→ **Written instruction**
Below are some records; repeat them all exactly, minus the pictures.

→ **Extracted data entries**
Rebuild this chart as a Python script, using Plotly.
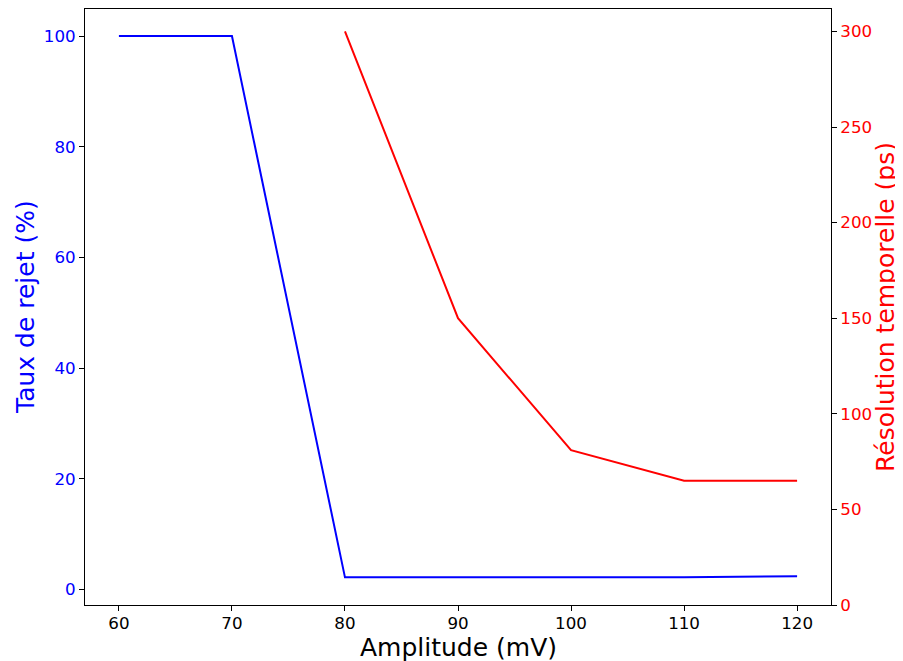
import plotly.graph_objects as go

amplitude = [60, 70, 80, 90, 100, 110, 120]
taux_rejet = [100, 100, 2.2, 2.2, 2.1, 2.2, 2.4]
amp_res = [80, 90, 100, 110, 120]
resolution = [300, 150, 81, 65, 65]

FONT = "DejaVu Sans"
TICK = 16.7
TITLE = 25

fig = go.Figure()
fig.add_trace(go.Scatter(x=amplitude, y=taux_rejet, mode="lines",
                         line=dict(color="#0000ff", width=2), yaxis="y", showlegend=False))
fig.add_trace(go.Scatter(x=amp_res, y=resolution, mode="lines",
                         line=dict(color="#ff0000", width=2), yaxis="y2", showlegend=False))

axis_common = dict(showgrid=False, zeroline=False, showline=True, linecolor="black",
                   linewidth=1, ticks="outside", ticklen=5, tickwidth=1, tickcolor="black",
                   automargin=False)

fig.update_layout(
    width=895, height=653,
    margin=dict(l=77, r=72, t=1, b=56),
    paper_bgcolor="white", plot_bgcolor="white",
    font=dict(family=FONT, size=TICK, color="black"),
    xaxis=dict(**axis_common, range=[57, 123], tickvals=[60, 70, 80, 90, 100, 110, 120],
               mirror=True, ticklabelstandoff=-2, tickfont=dict(size=TICK, color="black")),
    yaxis=dict(**axis_common, range=[-2.8, 104.9], tickvals=[0, 20, 40, 60, 80, 100],
               tickfont=dict(size=TICK, color="#0000ff")),
    yaxis2=dict(**axis_common, range=[0, 311.75], overlaying="y", side="right",
                tickvals=[0, 50, 100, 150, 200, 250, 300],
                tickfont=dict(size=TICK, color="#ff0000")),
    annotations=[
        dict(text="Amplitude (mV)", xref="paper", yref="paper", x=0.5, y=0,
             xanchor="center", yanchor="middle", yshift=-42, showarrow=False,
             font=dict(size=TITLE, color="black")),
        dict(text="Taux de rejet (%)", xref="paper", yref="paper", x=0, y=0.5,
             xanchor="center", yanchor="middle", xshift=-60, textangle=-90, showarrow=False,
             font=dict(size=TITLE, color="#0000ff")),
        dict(text="Résolution temporelle (ps)", xref="paper", yref="paper", x=1, y=0.5,
             xanchor="center", yanchor="middle", xshift=54, textangle=-90, showarrow=False,
             font=dict(size=TITLE, color="#ff0000")),
    ],
)

fig.write_html("out.html")
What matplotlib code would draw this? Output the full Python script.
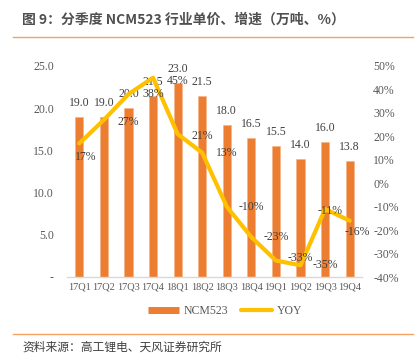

→ **Task result**
Rebuild this chart as a Python script, using Plotly.
import plotly.graph_objects as go

amplitude = [60, 70, 80, 90, 100, 110, 120]
taux_rejet = [100, 100, 2.2, 2.2, 2.1, 2.2, 2.4]
amp_res = [80, 90, 100, 110, 120]
resolution = [300, 150, 81, 65, 65]

FONT = "DejaVu Sans"
TICK = 16.7
TITLE = 25

fig = go.Figure()
fig.add_trace(go.Scatter(x=amplitude, y=taux_rejet, mode="lines",
                         line=dict(color="#0000ff", width=2), yaxis="y", showlegend=False))
fig.add_trace(go.Scatter(x=amp_res, y=resolution, mode="lines",
                         line=dict(color="#ff0000", width=2), yaxis="y2", showlegend=False))

axis_common = dict(showgrid=False, zeroline=False, showline=True, linecolor="black",
                   linewidth=1, ticks="outside", ticklen=5, tickwidth=1, tickcolor="black",
                   automargin=False)

fig.update_layout(
    width=895, height=653,
    margin=dict(l=77, r=72, t=1, b=56),
    paper_bgcolor="white", plot_bgcolor="white",
    font=dict(family=FONT, size=TICK, color="black"),
    xaxis=dict(**axis_common, range=[57, 123], tickvals=[60, 70, 80, 90, 100, 110, 120],
               mirror=True, ticklabelstandoff=-2, tickfont=dict(size=TICK, color="black")),
    yaxis=dict(**axis_common, range=[-2.8, 104.9], tickvals=[0, 20, 40, 60, 80, 100],
               tickfont=dict(size=TICK, color="#0000ff")),
    yaxis2=dict(**axis_common, range=[0, 311.75], overlaying="y", side="right",
                tickvals=[0, 50, 100, 150, 200, 250, 300],
                tickfont=dict(size=TICK, color="#ff0000")),
    annotations=[
        dict(text="Amplitude (mV)", xref="paper", yref="paper", x=0.5, y=0,
             xanchor="center", yanchor="middle", yshift=-42, showarrow=False,
             font=dict(size=TITLE, color="black")),
        dict(text="Taux de rejet (%)", xref="paper", yref="paper", x=0, y=0.5,
             xanchor="center", yanchor="middle", xshift=-60, textangle=-90, showarrow=False,
             font=dict(size=TITLE, color="#0000ff")),
        dict(text="Résolution temporelle (ps)", xref="paper", yref="paper", x=1, y=0.5,
             xanchor="center", yanchor="middle", xshift=54, textangle=-90, showarrow=False,
             font=dict(size=TITLE, color="#ff0000")),
    ],
)

fig.write_html("out.html")
What matplotlib code would draw this? Output the full Python script.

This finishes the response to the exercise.